Look at Maverick’s gear. It’s basically a museum.

  • The Jacket: The G-1 flight jacket with the patches representing his father's service. It represents history and the weight of the past.
  • The Glasses: Ray-Ban Aviators. They became a global phenomenon because of this character. They hide the eyes, adding to that "cool" mystique, but they also serve a functional purpose in the cockpit.
  • The Kawasaki Ninja: Whether it's the GPZ900R from '86 or the H2 Carbon from '22, the bike is Maverick’s "ground" version of a fighter jet. No helmet, hair in the wind, racing a plane. It’s pure ego and pure freedom.

Maverick’s Final Mission: Letting Go

The ending of the second film isn't about the dogfight. It’s about Maverick finally becoming the wingman. By the end, he isn't the one leading the charge; he’s the one making sure Rooster makes it home. He’s passed the torch.

When they crash behind enemy lines and have to steal an old F-14 Tomcat—the very plane from the first movie—it’s a meta-commentary on the franchise. The "old" tech can still beat the "new" tech if the pilot is good enough. It’s a victory lap for Maverick’s entire philosophy: "It’s not the plane, it’s the pilot."

Moving Forward: What Maverick Teaches Us About Mastery

If you take anything away from the saga of Pete Mitchell, let it be this: Excellence buys you a seat at the table, but character keeps you there. Maverick spent forty years being the best, but he only found peace when he stopped trying to be the hero and started being a mentor.

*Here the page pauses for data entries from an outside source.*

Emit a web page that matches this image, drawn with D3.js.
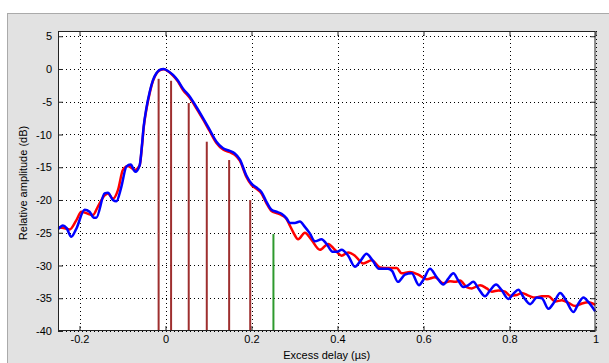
<!DOCTYPE html>
<html>
<head>
<meta charset="utf-8">
<script src="https://cdn.jsdelivr.net/npm/d3@7"></script>
<style>
html,body{margin:0;padding:0;background:#fff;}
svg{display:block;}
text{font-family:Arial,"Liberation Sans",sans-serif;font-size:11px;fill:#000;}
</style>
</head>
<body>
<svg id="chart" width="609" height="363"></svg>
<script>
// ---- data (x in µs, y in dB) ----
const xTicks = [-0.2, 0, 0.2, 0.4, 0.6, 0.8, 1];
const yTicks = [5, 0, -5, -10, -15, -20, -25, -30, -35, -40];
const xTickLabels = ["-0.2", "0", "0.2", "0.4", "0.6", "0.8", "1"];
const yTickLabels = ["5", "0", "-5", "-10", "-15", "-20", "-25", "-30", "-35", "-40"];

const blueX = [-0.2487,-0.2386,-0.230,-0.2191,-0.2075,-0.1881,-0.1765,-0.1665,-0.1609,-0.1416,-0.1339,-0.1222,-0.1143,-0.1027,-0.0910,-0.0810,-0.0701,-0.0601,-0.0547,-0.0508,-0.0445,-0.0368,-0.0291,-0.0212,-0.0135,-0.0042,0.0058,0.0175,0.0291,0.0407,0.0563,0.0719,0.0873,0.1029,0.1185,0.1339,0.1495,0.1611,0.1728,0.1884,0.2000,0.2116,0.2233,0.2349,0.2466,0.2582,0.2699,0.2815,0.2892,0.3008,0.3125,0.3241,0.3357,0.3474,0.3630,0.3746,0.3886,0.3993,0.4095,0.4249,0.4405,0.4545,0.4673,0.4824,0.4964,0.5173,0.5266,0.5406,0.5569,0.5725,0.5895,0.5995,0.6151,0.6307,0.6461,0.6577,0.6694,0.6810,0.6927,0.7043,0.7159,0.7276,0.7432,0.7548,0.7688,0.7821,0.7974,0.8091,0.8207,0.8324,0.8480,0.8636,0.8752,0.8906,0.9038,0.9178,0.9295,0.9488,0.9604,0.9721,0.9837,0.9993];
const blueY = [-24.4,-23.9,-24.3,-25.6,-24.4,-21.5,-21.8,-22.7,-22.7,-19.0,-18.9,-20.0,-20.2,-18.0,-14.9,-14.6,-15.7,-14.7,-11.6,-8.8,-6.0,-3.5,-1.7,-0.66,-0.15,0,-0.3,-0.9,-1.8,-3.0,-4.2,-5.8,-7.5,-9.3,-11.1,-12.1,-12.5,-12.9,-13.8,-16.3,-17.5,-18.1,-18.8,-20.3,-21.5,-21.8,-22.1,-22.8,-23.5,-23.5,-23.3,-24.1,-25.1,-26.3,-26.0,-26.7,-27.9,-27.9,-27.6,-28.5,-30.2,-29.2,-28.2,-29.3,-30.5,-30.5,-30.8,-32.5,-31.4,-31.2,-33.0,-32.2,-30.5,-31.8,-32.9,-32.0,-31.2,-32.3,-33.3,-33.0,-32.5,-33.5,-34.7,-33.8,-32.9,-33.8,-35.1,-34.3,-33.7,-34.8,-35.9,-34.9,-35.0,-36.6,-35.6,-34.2,-35.1,-37.1,-35.8,-34.9,-35.6,-37.0];

const redX = [-0.2487,-0.2347,-0.2230,-0.2075,-0.1958,-0.1804,-0.1688,-0.1572,-0.1416,-0.1339,-0.1222,-0.1106,-0.0990,-0.0873,-0.0717,-0.0601,-0.0547,-0.0508,-0.0445,-0.0368,-0.0291,-0.0212,-0.0135,-0.0042,0.0058,0.0175,0.0291,0.0407,0.0563,0.0719,0.0873,0.1029,0.1185,0.1339,0.1495,0.1611,0.1728,0.1884,0.2000,0.2116,0.2233,0.2349,0.2466,0.2582,0.2699,0.2815,0.2892,0.2969,0.3085,0.3241,0.3397,0.3590,0.3783,0.3939,0.4095,0.4249,0.4405,0.4598,0.4794,0.4987,0.5181,0.5376,0.5492,0.5686,0.5879,0.6075,0.6268,0.6461,0.6617,0.6733,0.6850,0.7006,0.7122,0.7315,0.7471,0.7588,0.7741,0.7898,0.8014,0.8170,0.8286,0.8440,0.8596,0.8752,0.8906,0.9062,0.9218,0.9371,0.9527,0.9683,0.9837,0.9993];
const redY = [-24.2,-24.3,-24.5,-23.1,-21.8,-22.1,-22.3,-21.0,-19.3,-19.0,-19.8,-18.5,-15.4,-14.8,-15.4,-14.7,-11.8,-9.0,-6.2,-3.7,-1.8,-0.7,-0.2,-0.05,-0.35,-1.0,-1.9,-3.2,-4.4,-6.0,-7.7,-9.5,-11.3,-12.3,-12.7,-13.1,-14.0,-16.5,-17.7,-18.3,-19.0,-20.5,-21.7,-22.0,-22.3,-22.9,-23.9,-24.9,-26.0,-25.0,-26.1,-27.6,-26.7,-27.6,-28.5,-28.0,-28.5,-29.7,-29.2,-30.3,-30.4,-30.4,-31.2,-31.0,-31.4,-32.1,-31.8,-32.7,-32.4,-32.5,-32.3,-33.3,-33.5,-33.0,-33.5,-34.0,-33.8,-34.0,-34.6,-34.5,-34.2,-34.6,-34.9,-34.7,-34.7,-35.5,-35.3,-35.7,-36.2,-35.8,-35.6,-36.0];

const stemX = [-0.016, 0.013, 0.054, 0.096, 0.148, 0.197];
const stemY = [-1.5, -1.8, -5.2, -11.1, -13.9, -20.0];
const greenStemX = [0.251];
const greenStemY = [-25.2];

const xDomain = [-0.25, 1];
const yDomain = [-40, 5.8];

// ---- layout ----
const svg = d3.select("#chart");
const L = 58, R = 595.5, T = 31, B = 331;

svg.append("rect").attr("x", 7.5).attr("y", 13.5).attr("width", 620).attr("height", 370)
  .attr("fill", "#e2e2e2").attr("stroke", "#aaaaaa");

const x = d3.scaleLinear().domain(xDomain).range([L, R]);
const y = d3.scaleLinear().domain(yDomain).range([B, T]);

svg.append("rect").attr("x", L).attr("y", T).attr("width", R - L).attr("height", B - T).attr("fill", "#fff");

const g = svg.append("g");
// grid
g.selectAll(".vg").data(xTicks).join("line")
  .attr("x1", d => Math.round(x(d)) + 0.5).attr("x2", d => Math.round(x(d)) + 0.5)
  .attr("y1", T).attr("y2", B)
  .attr("stroke", "#000").attr("stroke-width", 1).attr("stroke-dasharray", "1,3");
g.selectAll(".hg").data(yTicks).join("line")
  .attr("y1", d => Math.round(y(d)) + 0.5).attr("y2", d => Math.round(y(d)) + 0.5)
  .attr("x1", L).attr("x2", R)
  .attr("stroke", "#000").attr("stroke-width", 1).attr("stroke-dasharray", "1,3");

// stems
const stems = stemX.map((d, i) => ({x: d, y: stemY[i]}));
g.selectAll(".stem").data(stems).join("line")
  .attr("x1", d => x(d.x)).attr("x2", d => x(d.x))
  .attr("y1", y(-40)).attr("y2", d => y(d.y))
  .attr("stroke", "#9e2f2f").attr("stroke-width", 2);
const gstems = greenStemX.map((d, i) => ({x: d, y: greenStemY[i]}));
g.selectAll(".gstem").data(gstems).join("line")
  .attr("x1", d => x(d.x)).attr("x2", d => x(d.x))
  .attr("y1", y(-40)).attr("y2", d => y(d.y))
  .attr("stroke", "#2e9a2e").attr("stroke-width", 2);

// curves
const line = d3.line().x(d => x(d[0])).y(d => y(d[1])).curve(d3.curveMonotoneX);
const red = redX.map((d, i) => [d, redY[i]]);
const blue = blueX.map((d, i) => [d, blueY[i]]);
g.append("path").attr("d", line(red)).attr("fill", "none").attr("stroke", "#ff0000").attr("stroke-width", 2.5).attr("stroke-linejoin", "round");
g.append("path").attr("d", line(blue)).attr("fill", "none").attr("stroke", "#0000ff").attr("stroke-width", 2.5).attr("stroke-linejoin", "round");

// axes box and ticks
const xAxisB = d3.axisBottom(x).tickValues(xTicks).tickSize(-5).tickPadding(4).tickFormat((d, i) => xTickLabels[i]);
const xAxisT = d3.axisTop(x).tickValues(xTicks).tickSize(-5).tickFormat("");
const yAxisL = d3.axisLeft(y).tickValues(yTicks).tickSize(-5).tickPadding(6).tickFormat((d, i) => yTickLabels[i]);
const yAxisR = d3.axisRight(y).tickValues(yTicks).tickSize(-5).tickFormat("");

function style(sel) {
  sel.select(".domain").remove();
  sel.selectAll(".tick line").attr("stroke", "#222");
  sel.selectAll("text").style("font-family", 'Arial,"Liberation Sans",sans-serif').style("font-size", "11px").attr("fill", "#000");
}
svg.append("g").attr("transform", `translate(0,${B})`).call(xAxisB).call(style);
svg.append("g").attr("transform", `translate(0,${T})`).call(xAxisT).call(style);
svg.append("g").attr("transform", `translate(${L},0)`).call(yAxisL).call(style);
svg.append("g").attr("transform", `translate(${R},0)`).call(yAxisR).call(style);

svg.append("rect").attr("x", L + 0.5).attr("y", T + 0.5).attr("width", R - L - 1).attr("height", B - T - 1)
  .attr("fill", "none").attr("stroke", "#222").attr("stroke-width", 1);

// labels
svg.append("text").attr("x", (L + R) / 2).attr("y", 359).attr("text-anchor", "middle").text("Excess delay (µs)");
svg.append("text").attr("transform", `translate(27,${(T + B) / 2 + 2}) rotate(-90)`).attr("text-anchor", "middle").text("Relative amplitude (dB)");
</script>
</body>
</html>
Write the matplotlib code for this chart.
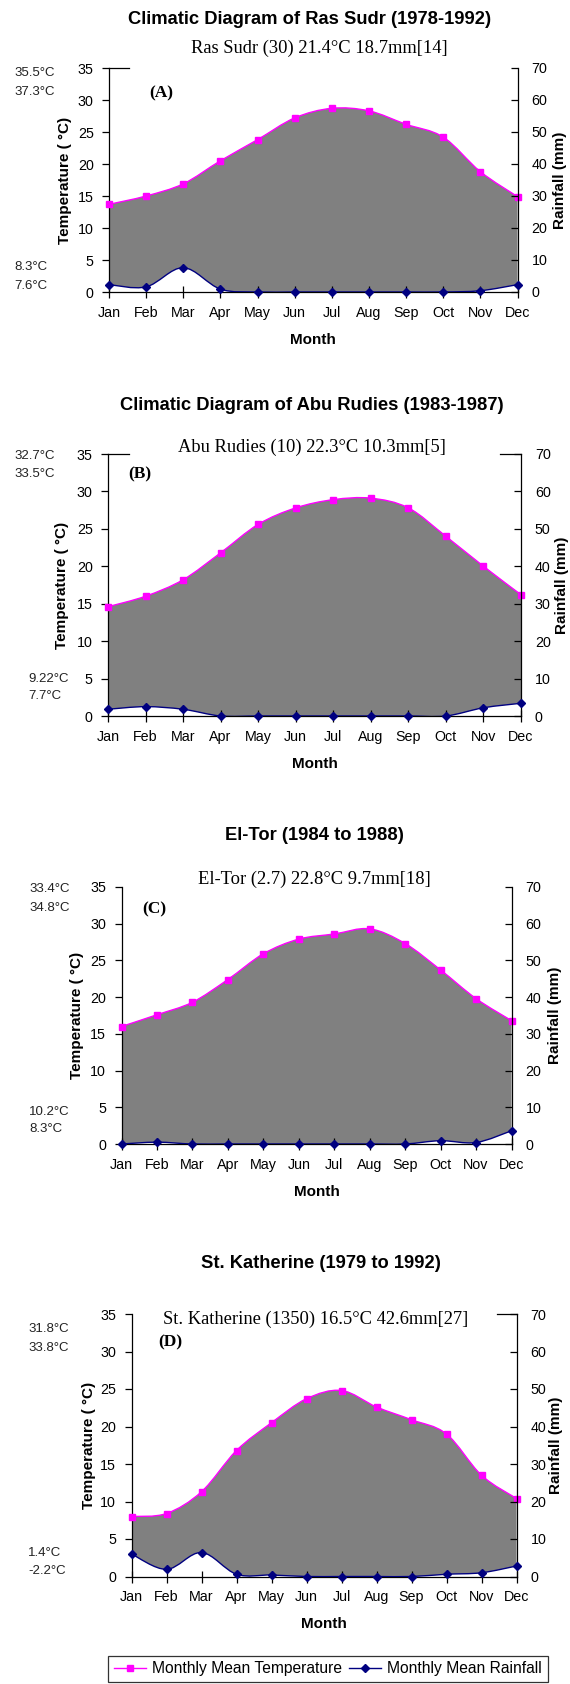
import numpy as np
import matplotlib
matplotlib.use("Agg")
import matplotlib.pyplot as plt
from matplotlib.path import Path
from matplotlib.patches import PathPatch
from matplotlib.lines import Line2D

plt.rcParams['font.family'] = ['Liberation Sans', 'DejaVu Sans']

W, H = 570, 1684

months = ["Jan", "Feb", "Mar", "Apr", "May", "Jun",
          "Jul", "Aug", "Sep", "Oct", "Nov", "Dec"]

# Monthly mean temperature (°C)
temp_ras_sudr = [13.7, 15.0, 16.9, 20.5, 23.8, 27.2, 28.7, 28.3, 26.2, 24.2, 18.8, 14.9]
temp_abu_rudies = [14.6, 16.0, 18.2, 21.8, 25.6, 27.8, 28.9, 29.1, 27.8, 24.0, 20.0, 16.2]
temp_el_tor = [16.0, 17.6, 19.3, 22.4, 25.9, 27.9, 28.6, 29.3, 27.3, 23.7, 19.8, 16.8]
temp_st_katherine = [8.0, 8.4, 11.3, 16.8, 20.5, 23.7, 24.8, 22.6, 20.9, 19.0, 13.5, 10.4]

# Monthly mean rainfall (mm)
rain_ras_sudr = [2.3, 1.6, 7.6, 0.9, 0.0, 0.0, 0.0, 0.0, 0.0, 0.0, 0.4, 2.3]
rain_abu_rudies = [1.8, 2.5, 1.8, 0.0, 0.0, 0.0, 0.0, 0.0, 0.0, 0.0, 2.2, 3.4]
rain_el_tor = [0.0, 0.5, 0.0, 0.0, 0.0, 0.0, 0.0, 0.0, 0.0, 0.9, 0.4, 3.6]
rain_st_katherine = [6.0, 1.9, 6.4, 0.6, 0.4, 0.0, 0.0, 0.0, 0.0, 0.6, 1.0, 2.8]

titles = ["Climatic Diagram of Ras Sudr (1978-1992)",
          "Climatic Diagram of Abu Rudies (1983-1987)",
          "El-Tor (1984 to 1988)",
          "St. Katherine (1979 to 1992)"]
subtitles = ["Ras Sudr (30) 21.4°C 18.7mm[14]",
             "Abu Rudies (10) 22.3°C 10.3mm[5]",
             "El-Tor (2.7) 22.8°C 9.7mm[18]",
             "St. Katherine (1350) 16.5°C 42.6mm[27]"]
panel_tags = ["(A)", "(B)", "(C)", "(D)"]
upper_notes = [("35.5°C", "37.3°C"), ("32.7°C", "33.5°C"),
               ("33.4°C", "34.8°C"), ("31.8°C", "33.8°C")]
lower_notes = [("8.3°C", "7.6°C"), ("9.22°C", "7.7°C"),
               ("10.2°C", "8.3°C"), ("1.4°C", "-2.2°C")]

temps = [temp_ras_sudr, temp_abu_rudies, temp_el_tor, temp_st_katherine]
rains = [rain_ras_sudr, rain_abu_rudies, rain_el_tor, rain_st_katherine]

TEMP_C = "#FF00FF"
RAIN_C = "#000080"
FILL_C = "#808080"

# Layout in pixels: (left, right, top, bottom) of each plot area
boxes = [(109, 517.5, 68, 292),
         (108, 521, 454, 716),
         (121.5, 511.5, 887, 1144),
         (131.5, 516.5, 1314, 1576.5)]
title_pos = [(310, 19), (312, 405), (314, 836), (321, 1263)]
sub_pos = [(319, 48), (312, 447), (314, 879), (316, 1319)]
tag_pos = [(161, 93), (140, 474), (154, 909), (170, 1342)]
note_x = [(14, 14), (14, 28), (29, 29), (28, 28)]
upper_y = [(73, 92), (456, 474), (889, 908), (1329, 1348)]
lower_y = [(267, 286), (679, 696), (1112, 1129), (1553, 1571)]
ylab_x = [(65, 560), (62, 562), (77, 555), (89, 556)]
top_segments = [(True, False), (True, True), (False, False), (False, True)]

fig = plt.figure(figsize=(W / 100, H / 100), dpi=100)
fig.patch.set_facecolor("white")


def px_text(x, y, s, **kw):
    return fig.text(x / W, 1 - y / H, s, **kw)


def smooth_segments(pts):
    """Cubic Bezier segments through pts (Catmull-Rom style smoothing)."""
    pts = np.asarray(pts, float)
    n = len(pts)
    verts, codes = [], []
    for i in range(n - 1):
        p0 = pts[max(i - 1, 0)]
        p1 = pts[i]
        p2 = pts[i + 1]
        p3 = pts[min(i + 2, n - 1)]
        c1 = p1 + (p2 - p0) / 6.0
        c2 = p2 - (p3 - p1) / 6.0
        verts += [tuple(c1), tuple(c2), tuple(p2)]
        codes += [Path.CURVE4] * 3
    return verts, codes


def smooth_path(pts):
    verts, codes = smooth_segments(pts)
    return Path([tuple(pts[0])] + verts, [Path.MOVETO] + codes)


x = np.arange(len(months))

for k in range(4):
    l, r, t, b = boxes[k]
    ax = fig.add_axes([l / W, 1 - b / H, (r - l) / W, (b - t) / H])
    ax2 = ax.twinx()
    ax.set_xlim(0, 11)
    ax.set_ylim(0, 35)
    ax2.set_ylim(0, 70)
    ax.patch.set_visible(False)

    tv = np.asarray(temps[k], float)
    rv = np.asarray(rains[k], float)

    # rainfall expressed in the temperature axis units via the two scales
    rain_disp = ax2.transData.transform(np.column_stack([x, rv]))
    rain_in_t = ax.transData.inverted().transform(rain_disp)
    temp_pts = np.column_stack([x, tv])

    # shaded area between the temperature and rainfall curves
    top_v, top_c = smooth_segments(temp_pts)
    bot_pts = rain_in_t[::-1]
    bot_v, bot_c = smooth_segments(bot_pts)
    verts = [tuple(temp_pts[0])] + top_v + [tuple(bot_pts[0])] + bot_v + [tuple(temp_pts[0])]
    codes = [Path.MOVETO] + top_c + [Path.LINETO] + bot_c + [Path.CLOSEPOLY]
    ax.add_patch(PathPatch(Path(verts, codes), facecolor=FILL_C, edgecolor="none", zorder=1))

    # temperature curve
    ax.add_patch(PathPatch(smooth_path(temp_pts), facecolor="none", edgecolor=TEMP_C,
                           lw=1.0, zorder=3, clip_on=False))
    ax.plot(x, tv, linestyle="none", marker="s", ms=4.6, color=TEMP_C,
            zorder=4, clip_on=False)

    # rainfall curve
    rpts = np.column_stack([x, rv])
    ax2.add_patch(PathPatch(smooth_path(rpts), facecolor="none", edgecolor=RAIN_C,
                            lw=1.0, zorder=3))
    ax2.plot(x, rv, linestyle="none", marker="D", ms=3.8, color=RAIN_C,
             zorder=4, clip_on=False)

    # axes styling
    for a in (ax, ax2):
        a.spines["top"].set_visible(False)
        for s in a.spines.values():
            s.set_linewidth(0.9)
            s.set_color("black")
    ax.spines["right"].set_visible(False)
    ax2.spines["left"].set_visible(False)
    ax2.spines["bottom"].set_visible(False)

    ax.set_xticks(x)
    ax.set_xticklabels(months)
    ax.set_yticks(np.arange(0, 36, 5))
    ax2.set_yticks(np.arange(0, 71, 10))
    ax.tick_params(axis="x", direction="inout", length=8, width=0.9, pad=6,
                   labelsize=10.3)
    ax.tick_params(axis="y", direction="out", length=5, width=0.9, pad=6,
                   labelsize=10.3)
    ax2.tick_params(axis="y", direction="in", length=5, width=0.9, pad=10,
                    labelsize=10.3)

    left_seg, right_seg = top_segments[k]
    if left_seg:
        ax.plot([0, 0.05], [1, 1], transform=ax.transAxes, color="black",
                lw=0.9, clip_on=False, zorder=5)
    if right_seg:
        ax.plot([0.95, 1.0], [1, 1], transform=ax.transAxes, color="black",
                lw=0.9, clip_on=False, zorder=5)

    # texts
    px_text(*title_pos[k], titles[k], ha="center", va="center",
            fontsize=13.2, fontweight="bold")
    px_text(*sub_pos[k], subtitles[k], ha="center", va="center",
            fontsize=13.3, family=["Liberation Serif", "DejaVu Serif"])
    px_text(*tag_pos[k], panel_tags[k], ha="center", va="center",
            fontsize=12.5, fontweight="bold", family=["Liberation Serif", "DejaVu Serif"])
    for txt, yy in zip(upper_notes[k], upper_y[k]):
        px_text(note_x[k][0], yy, txt, ha="left", va="center", fontsize=9.5, color="#222222")
    for txt, yy in zip(lower_notes[k], lower_y[k]):
        px_text(note_x[k][1], yy, txt, ha="left", va="center", fontsize=9.5, color="#222222")

    cy = (t + b) / 2
    px_text(ylab_x[k][0], cy, "Temperature ( °C)", rotation=90, ha="center",
            va="center", fontsize=11, fontweight="bold")
    px_text(ylab_x[k][1], cy, "Rainfall (mm)", rotation=90, ha="center",
            va="center", fontsize=11, fontweight="bold")
    px_text((l + r) / 2, b + 48, "Month", ha="center", va="center",
            fontsize=11, fontweight="bold")

handles = [Line2D([], [], color=TEMP_C, marker="s", ms=4.6, lw=1.0),
           Line2D([], [], color=RAIN_C, marker="D", ms=3.8, lw=1.0)]
leg = fig.legend(handles, ["Monthly Mean Temperature", "Monthly Mean Rainfall"],
                 loc="upper center", bbox_to_anchor=(328 / W, 1 - 1656 / H),
                 ncol=2, fontsize=11.25, frameon=True, fancybox=False,
                 edgecolor="black", borderaxespad=0, handlelength=2.05,
                 handletextpad=0.4, columnspacing=0.45, borderpad=0.35)
leg.get_frame().set_linewidth(0.9)

fig.savefig("out.png", dpi=100, facecolor="white")
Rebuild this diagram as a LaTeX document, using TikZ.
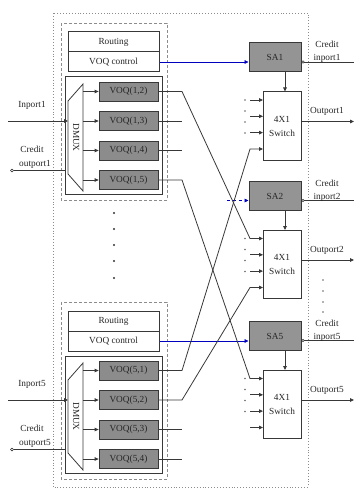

Here are a few ways to apply that "Maverick Energy" (without getting arrested by the FAA):

  • Master the Fundamentals First: You can only break the rules once you’ve mastered them. Maverick knew the flight manual inside and out before he decided which parts to ignore.
  • Embrace the "Human Element": In a world of algorithms, your unique perspective and intuition are your greatest assets. Don't be afraid to trust your gut when the data feels wrong.
  • Find Your Wingman: Nobody succeeds alone. Even Maverick needed Goose, Iceman, and eventually Rooster to survive.
  • Acknowledge Your Ghosts: Whatever is driving you—be it a need for approval or a fear of failure—address it. Don't let it fly the plane for you.

Maverick from Top Gun isn't just a pilot; he's a reminder that getting older doesn't have to mean slowing down. It just means the stakes get higher. Whether we see him again in a third installment or leave him working on his P-51 Mustang in a hangar in the desert, his legacy as the ultimate cinema "rule-breaker" is secure.

To really dive into the world of Maverick, you should check out the actual history of the United States Navy Strike Fighter Tactics Instructor program. It was founded during the Vietnam War to solve the exact problems Maverick’s father would have faced. Seeing the real-world grit behind the Hollywood gloss makes Pete Mitchell’s journey even more impressive.